● What you should do:
Write out each line word for word. Drop pictures.

● Source excerpt:

###

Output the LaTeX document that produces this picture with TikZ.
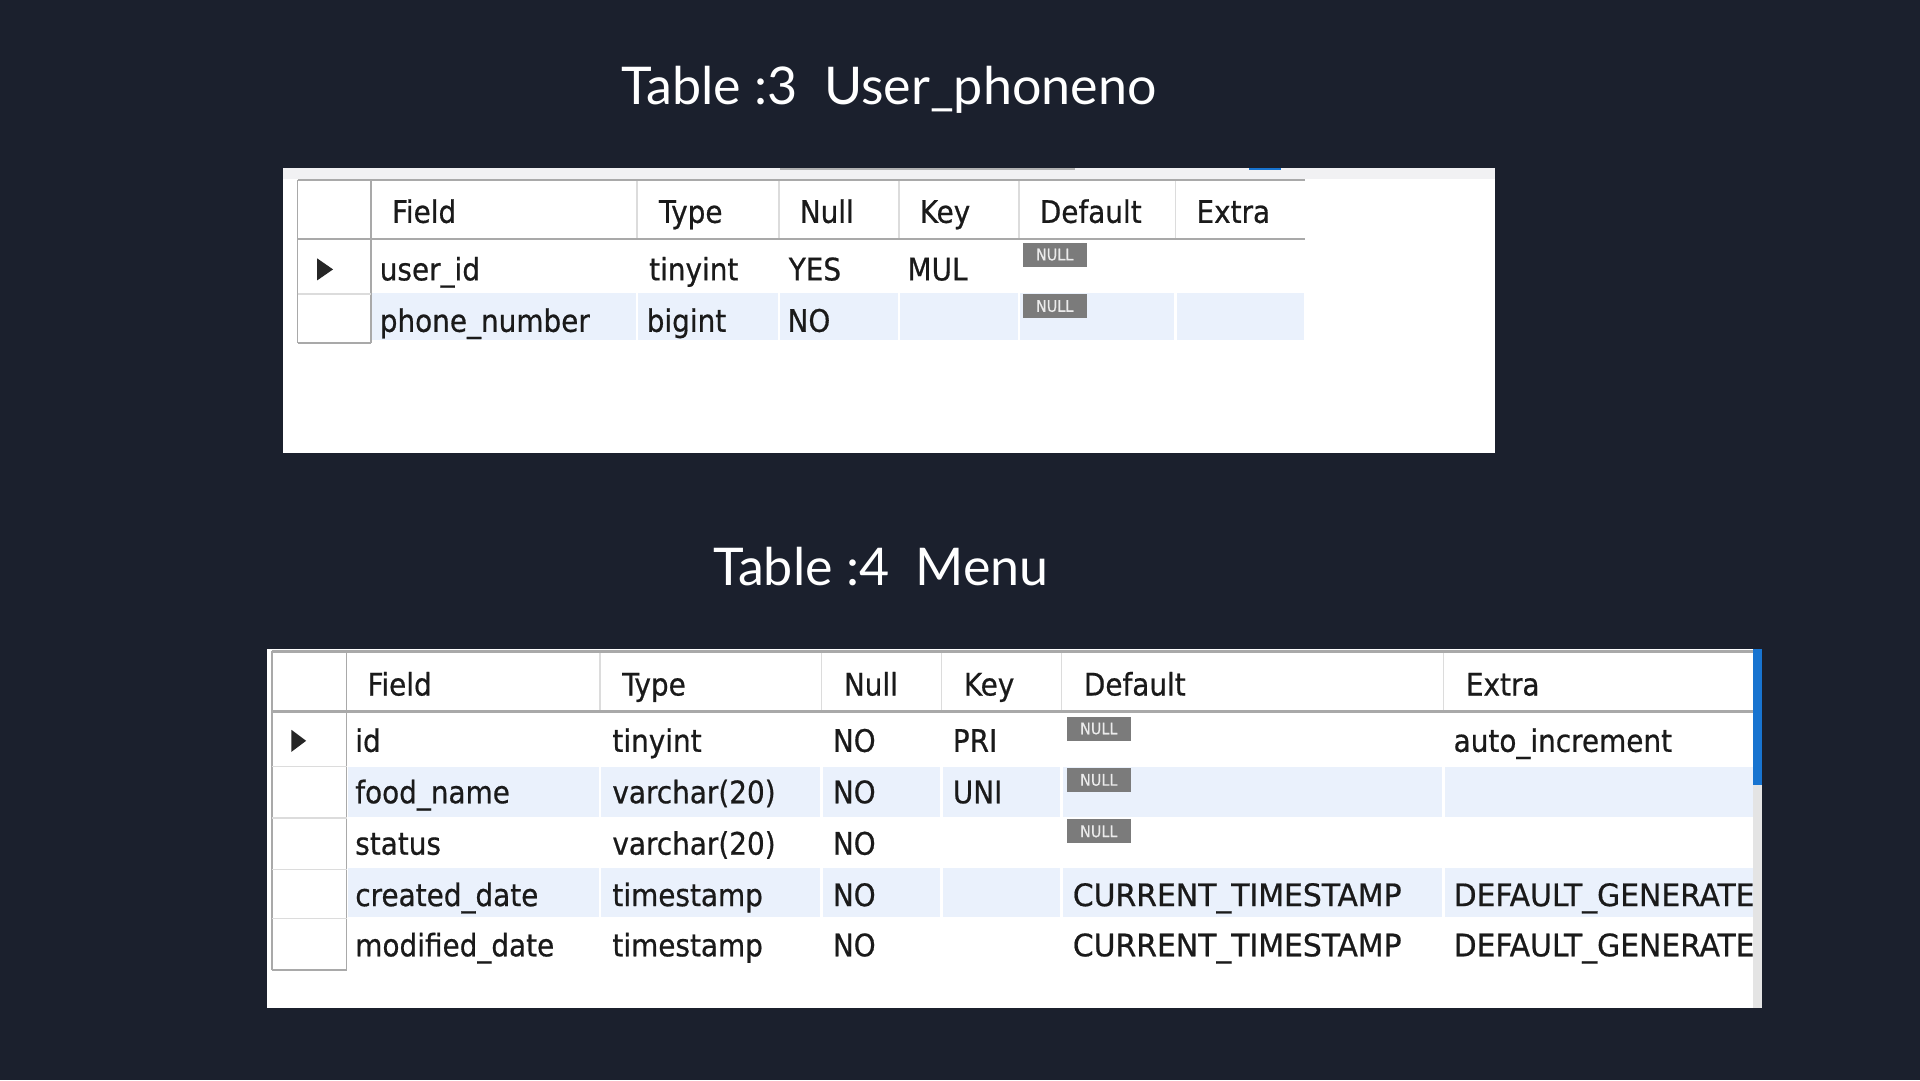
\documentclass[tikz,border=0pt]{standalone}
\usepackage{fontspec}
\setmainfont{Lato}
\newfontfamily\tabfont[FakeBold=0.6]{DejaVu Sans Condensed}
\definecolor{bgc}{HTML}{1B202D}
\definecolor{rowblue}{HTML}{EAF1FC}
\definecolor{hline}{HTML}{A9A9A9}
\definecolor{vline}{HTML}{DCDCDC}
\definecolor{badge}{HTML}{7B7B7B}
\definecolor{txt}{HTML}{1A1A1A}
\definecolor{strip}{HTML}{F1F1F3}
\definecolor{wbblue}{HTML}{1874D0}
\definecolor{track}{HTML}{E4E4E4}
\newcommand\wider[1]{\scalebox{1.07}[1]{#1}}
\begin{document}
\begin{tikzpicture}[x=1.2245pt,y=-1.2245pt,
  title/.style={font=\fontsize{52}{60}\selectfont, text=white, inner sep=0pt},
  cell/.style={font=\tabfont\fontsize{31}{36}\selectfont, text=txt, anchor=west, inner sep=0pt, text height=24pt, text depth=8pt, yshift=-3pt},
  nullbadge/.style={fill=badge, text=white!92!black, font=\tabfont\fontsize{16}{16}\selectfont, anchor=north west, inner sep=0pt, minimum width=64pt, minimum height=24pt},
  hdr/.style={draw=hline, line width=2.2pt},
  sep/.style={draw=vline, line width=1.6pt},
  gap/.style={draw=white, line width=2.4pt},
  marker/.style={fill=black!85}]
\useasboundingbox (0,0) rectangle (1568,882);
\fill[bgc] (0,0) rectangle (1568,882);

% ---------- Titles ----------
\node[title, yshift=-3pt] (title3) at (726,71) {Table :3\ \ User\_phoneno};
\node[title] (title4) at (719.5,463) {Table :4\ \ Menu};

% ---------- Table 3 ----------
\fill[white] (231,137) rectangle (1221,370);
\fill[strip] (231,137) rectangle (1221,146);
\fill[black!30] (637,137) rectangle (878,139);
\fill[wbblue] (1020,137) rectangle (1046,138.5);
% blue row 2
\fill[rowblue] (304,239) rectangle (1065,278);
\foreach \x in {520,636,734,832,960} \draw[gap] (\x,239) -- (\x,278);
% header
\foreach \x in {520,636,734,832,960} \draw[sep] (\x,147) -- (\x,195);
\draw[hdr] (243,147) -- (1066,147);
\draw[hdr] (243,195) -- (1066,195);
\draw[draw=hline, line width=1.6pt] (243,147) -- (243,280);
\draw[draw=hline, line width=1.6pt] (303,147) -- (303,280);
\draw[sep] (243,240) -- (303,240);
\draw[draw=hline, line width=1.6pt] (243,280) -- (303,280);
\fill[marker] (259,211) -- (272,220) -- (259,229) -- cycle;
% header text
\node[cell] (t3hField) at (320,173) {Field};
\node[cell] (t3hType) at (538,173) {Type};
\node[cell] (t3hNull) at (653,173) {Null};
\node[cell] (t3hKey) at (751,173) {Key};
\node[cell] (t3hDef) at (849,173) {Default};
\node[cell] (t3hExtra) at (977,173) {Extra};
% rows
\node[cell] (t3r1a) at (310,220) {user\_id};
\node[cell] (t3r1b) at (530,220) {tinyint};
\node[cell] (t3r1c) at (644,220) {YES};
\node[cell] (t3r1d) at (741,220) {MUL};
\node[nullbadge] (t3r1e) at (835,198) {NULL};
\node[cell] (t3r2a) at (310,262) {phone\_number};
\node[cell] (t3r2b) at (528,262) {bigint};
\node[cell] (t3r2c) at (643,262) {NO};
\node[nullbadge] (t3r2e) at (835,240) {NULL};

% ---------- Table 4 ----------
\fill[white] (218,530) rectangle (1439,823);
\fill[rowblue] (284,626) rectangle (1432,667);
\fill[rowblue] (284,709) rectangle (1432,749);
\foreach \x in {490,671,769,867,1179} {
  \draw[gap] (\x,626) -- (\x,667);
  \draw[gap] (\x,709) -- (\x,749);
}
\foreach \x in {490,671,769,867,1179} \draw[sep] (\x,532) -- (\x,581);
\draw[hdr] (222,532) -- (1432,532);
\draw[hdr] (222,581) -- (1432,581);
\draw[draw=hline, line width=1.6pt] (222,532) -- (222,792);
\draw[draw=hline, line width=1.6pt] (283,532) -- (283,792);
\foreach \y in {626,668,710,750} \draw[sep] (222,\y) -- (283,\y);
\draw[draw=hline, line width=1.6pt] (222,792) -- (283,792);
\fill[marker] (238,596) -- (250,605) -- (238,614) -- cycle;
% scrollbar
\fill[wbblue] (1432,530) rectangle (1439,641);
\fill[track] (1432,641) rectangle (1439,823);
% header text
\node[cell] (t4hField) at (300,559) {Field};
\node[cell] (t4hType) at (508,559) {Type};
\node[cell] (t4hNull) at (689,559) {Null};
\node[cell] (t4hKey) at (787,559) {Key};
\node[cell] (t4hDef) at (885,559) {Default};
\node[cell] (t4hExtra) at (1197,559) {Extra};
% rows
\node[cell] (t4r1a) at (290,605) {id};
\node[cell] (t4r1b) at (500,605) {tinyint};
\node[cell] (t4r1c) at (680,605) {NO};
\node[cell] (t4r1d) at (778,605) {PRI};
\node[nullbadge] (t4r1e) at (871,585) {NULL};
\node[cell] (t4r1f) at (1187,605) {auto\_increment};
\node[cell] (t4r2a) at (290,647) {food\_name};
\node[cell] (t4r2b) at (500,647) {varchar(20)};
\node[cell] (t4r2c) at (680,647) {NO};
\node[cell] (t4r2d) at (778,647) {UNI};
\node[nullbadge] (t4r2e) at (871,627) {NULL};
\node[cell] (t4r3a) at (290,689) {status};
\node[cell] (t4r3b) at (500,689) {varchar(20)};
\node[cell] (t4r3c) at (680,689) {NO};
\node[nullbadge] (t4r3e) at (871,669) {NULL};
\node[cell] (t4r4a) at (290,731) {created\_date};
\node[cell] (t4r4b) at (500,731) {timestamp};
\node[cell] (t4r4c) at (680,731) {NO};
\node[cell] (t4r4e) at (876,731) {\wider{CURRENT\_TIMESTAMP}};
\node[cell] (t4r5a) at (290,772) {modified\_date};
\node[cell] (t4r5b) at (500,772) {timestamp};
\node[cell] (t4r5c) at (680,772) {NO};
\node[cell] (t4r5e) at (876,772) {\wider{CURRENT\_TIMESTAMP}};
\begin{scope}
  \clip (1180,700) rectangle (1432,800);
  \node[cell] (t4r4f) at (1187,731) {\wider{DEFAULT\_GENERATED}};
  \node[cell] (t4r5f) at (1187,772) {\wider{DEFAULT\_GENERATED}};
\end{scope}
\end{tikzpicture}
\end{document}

###

● Solution for this task:
Output the LaTeX document that produces this picture with TikZ.
\documentclass[tikz,border=0pt]{standalone}
\usepackage{fontspec}
\setmainfont{Lato}
\newfontfamily\tabfont[FakeBold=0.6]{DejaVu Sans Condensed}
\definecolor{bgc}{HTML}{1B202D}
\definecolor{rowblue}{HTML}{EAF1FC}
\definecolor{hline}{HTML}{A9A9A9}
\definecolor{vline}{HTML}{DCDCDC}
\definecolor{badge}{HTML}{7B7B7B}
\definecolor{txt}{HTML}{1A1A1A}
\definecolor{strip}{HTML}{F1F1F3}
\definecolor{wbblue}{HTML}{1874D0}
\definecolor{track}{HTML}{E4E4E4}
\newcommand\wider[1]{\scalebox{1.07}[1]{#1}}
\begin{document}
\begin{tikzpicture}[x=1.2245pt,y=-1.2245pt,
  title/.style={font=\fontsize{52}{60}\selectfont, text=white, inner sep=0pt},
  cell/.style={font=\tabfont\fontsize{31}{36}\selectfont, text=txt, anchor=west, inner sep=0pt, text height=24pt, text depth=8pt, yshift=-3pt},
  nullbadge/.style={fill=badge, text=white!92!black, font=\tabfont\fontsize{16}{16}\selectfont, anchor=north west, inner sep=0pt, minimum width=64pt, minimum height=24pt},
  hdr/.style={draw=hline, line width=2.2pt},
  sep/.style={draw=vline, line width=1.6pt},
  gap/.style={draw=white, line width=2.4pt},
  marker/.style={fill=black!85}]
\useasboundingbox (0,0) rectangle (1568,882);
\fill[bgc] (0,0) rectangle (1568,882);

% ---------- Titles ----------
\node[title, yshift=-3pt] (title3) at (726,71) {Table :3\ \ User\_phoneno};
\node[title] (title4) at (719.5,463) {Table :4\ \ Menu};

% ---------- Table 3 ----------
\fill[white] (231,137) rectangle (1221,370);
\fill[strip] (231,137) rectangle (1221,146);
\fill[black!30] (637,137) rectangle (878,139);
\fill[wbblue] (1020,137) rectangle (1046,138.5);
% blue row 2
\fill[rowblue] (304,239) rectangle (1065,278);
\foreach \x in {520,636,734,832,960} \draw[gap] (\x,239) -- (\x,278);
% header
\foreach \x in {520,636,734,832,960} \draw[sep] (\x,147) -- (\x,195);
\draw[hdr] (243,147) -- (1066,147);
\draw[hdr] (243,195) -- (1066,195);
\draw[draw=hline, line width=1.6pt] (243,147) -- (243,280);
\draw[draw=hline, line width=1.6pt] (303,147) -- (303,280);
\draw[sep] (243,240) -- (303,240);
\draw[draw=hline, line width=1.6pt] (243,280) -- (303,280);
\fill[marker] (259,211) -- (272,220) -- (259,229) -- cycle;
% header text
\node[cell] (t3hField) at (320,173) {Field};
\node[cell] (t3hType) at (538,173) {Type};
\node[cell] (t3hNull) at (653,173) {Null};
\node[cell] (t3hKey) at (751,173) {Key};
\node[cell] (t3hDef) at (849,173) {Default};
\node[cell] (t3hExtra) at (977,173) {Extra};
% rows
\node[cell] (t3r1a) at (310,220) {user\_id};
\node[cell] (t3r1b) at (530,220) {tinyint};
\node[cell] (t3r1c) at (644,220) {YES};
\node[cell] (t3r1d) at (741,220) {MUL};
\node[nullbadge] (t3r1e) at (835,198) {NULL};
\node[cell] (t3r2a) at (310,262) {phone\_number};
\node[cell] (t3r2b) at (528,262) {bigint};
\node[cell] (t3r2c) at (643,262) {NO};
\node[nullbadge] (t3r2e) at (835,240) {NULL};

% ---------- Table 4 ----------
\fill[white] (218,530) rectangle (1439,823);
\fill[rowblue] (284,626) rectangle (1432,667);
\fill[rowblue] (284,709) rectangle (1432,749);
\foreach \x in {490,671,769,867,1179} {
  \draw[gap] (\x,626) -- (\x,667);
  \draw[gap] (\x,709) -- (\x,749);
}
\foreach \x in {490,671,769,867,1179} \draw[sep] (\x,532) -- (\x,581);
\draw[hdr] (222,532) -- (1432,532);
\draw[hdr] (222,581) -- (1432,581);
\draw[draw=hline, line width=1.6pt] (222,532) -- (222,792);
\draw[draw=hline, line width=1.6pt] (283,532) -- (283,792);
\foreach \y in {626,668,710,750} \draw[sep] (222,\y) -- (283,\y);
\draw[draw=hline, line width=1.6pt] (222,792) -- (283,792);
\fill[marker] (238,596) -- (250,605) -- (238,614) -- cycle;
% scrollbar
\fill[wbblue] (1432,530) rectangle (1439,641);
\fill[track] (1432,641) rectangle (1439,823);
% header text
\node[cell] (t4hField) at (300,559) {Field};
\node[cell] (t4hType) at (508,559) {Type};
\node[cell] (t4hNull) at (689,559) {Null};
\node[cell] (t4hKey) at (787,559) {Key};
\node[cell] (t4hDef) at (885,559) {Default};
\node[cell] (t4hExtra) at (1197,559) {Extra};
% rows
\node[cell] (t4r1a) at (290,605) {id};
\node[cell] (t4r1b) at (500,605) {tinyint};
\node[cell] (t4r1c) at (680,605) {NO};
\node[cell] (t4r1d) at (778,605) {PRI};
\node[nullbadge] (t4r1e) at (871,585) {NULL};
\node[cell] (t4r1f) at (1187,605) {auto\_increment};
\node[cell] (t4r2a) at (290,647) {food\_name};
\node[cell] (t4r2b) at (500,647) {varchar(20)};
\node[cell] (t4r2c) at (680,647) {NO};
\node[cell] (t4r2d) at (778,647) {UNI};
\node[nullbadge] (t4r2e) at (871,627) {NULL};
\node[cell] (t4r3a) at (290,689) {status};
\node[cell] (t4r3b) at (500,689) {varchar(20)};
\node[cell] (t4r3c) at (680,689) {NO};
\node[nullbadge] (t4r3e) at (871,669) {NULL};
\node[cell] (t4r4a) at (290,731) {created\_date};
\node[cell] (t4r4b) at (500,731) {timestamp};
\node[cell] (t4r4c) at (680,731) {NO};
\node[cell] (t4r4e) at (876,731) {\wider{CURRENT\_TIMESTAMP}};
\node[cell] (t4r5a) at (290,772) {modified\_date};
\node[cell] (t4r5b) at (500,772) {timestamp};
\node[cell] (t4r5c) at (680,772) {NO};
\node[cell] (t4r5e) at (876,772) {\wider{CURRENT\_TIMESTAMP}};
\begin{scope}
  \clip (1180,700) rectangle (1432,800);
  \node[cell] (t4r4f) at (1187,731) {\wider{DEFAULT\_GENERATED}};
  \node[cell] (t4r5f) at (1187,772) {\wider{DEFAULT\_GENERATED}};
\end{scope}
\end{tikzpicture}
\end{document}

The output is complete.